The connector is using http://ai_inference:8080/invocations. @sonic182 Can you confirm this URL is correct and can be invoked insider your OpenSearch docker?

sonic182 commented 2 weeks ago

Hi @ylwu-amzn

Yes, the service is running a python http server with a model, same docker network in port 8080

Snippet of the service in docker

services:
  ai_inference:
    build: .
    volumes:
      - ./inference_app/:/opt/app/
      - models:/models

It doesn't receive any requests

ylwu-amzn commented 2 weeks ago

Can you verify if you can call the URL http://ai_inference:8080/invocations directly inside your OpenSearch docker with curl?

zane-neo commented 2 weeks ago

@sonic182 This is a JDK bug which doesn't support underscore in host name: https://bugs.openjdk.org/browse/JDK-8221675, if possible, please change your host name to w/o underscore and should able to solve this.

sonic182 commented 2 weeks ago

@sonic182 This is a JDK bug which doesn't support underscore in host name: https://bugs.openjdk.org/browse/JDK-8221675, if possible, please change your host name to w/o underscore and should able to solve this.

Thanks @zane-neo, now it works, I've just changed from underscore to dash "ai-inference" :+1:

This may be fixed inside opensearch? by using a custom dns resolver maybe?
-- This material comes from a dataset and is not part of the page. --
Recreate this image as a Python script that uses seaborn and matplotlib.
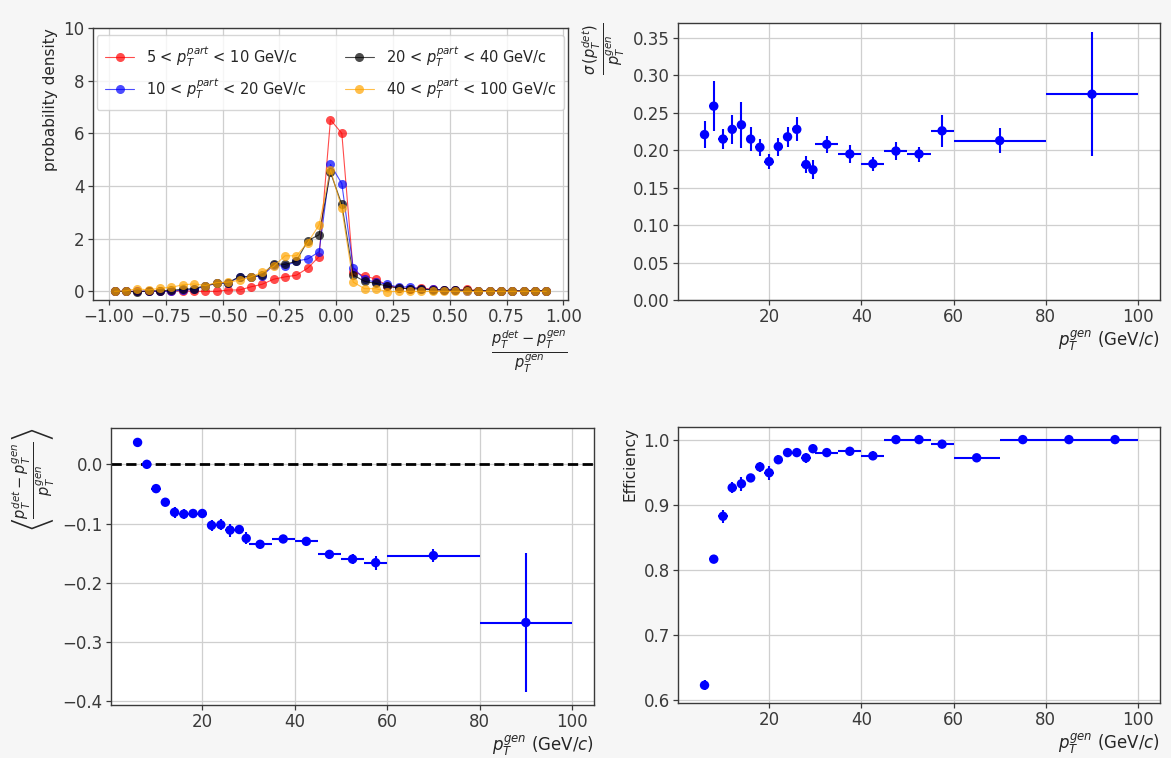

sonic182 commented 2 weeks ago

Well the error is not in dns, is in the URL class

Maybe the Workaround mentioned in the bug could be applied here -> https://github.com/opensearch-project/ml-commons/blob/0b9708b831f87ac6eb35b5c3039c61afe9425d26/ml-algorithms/src/main/java/org/opensearch/ml/engine/algorithms/remote/ConnectorUtils.java#L295

zane-neo commented 1 week ago

@sonic182 In OpenSearch we're using aws sdk client which accepts URI as parameter, so we're not going to implement the workaround.

zane-neo commented 1 week ago

Closing this issue since this has been resolved.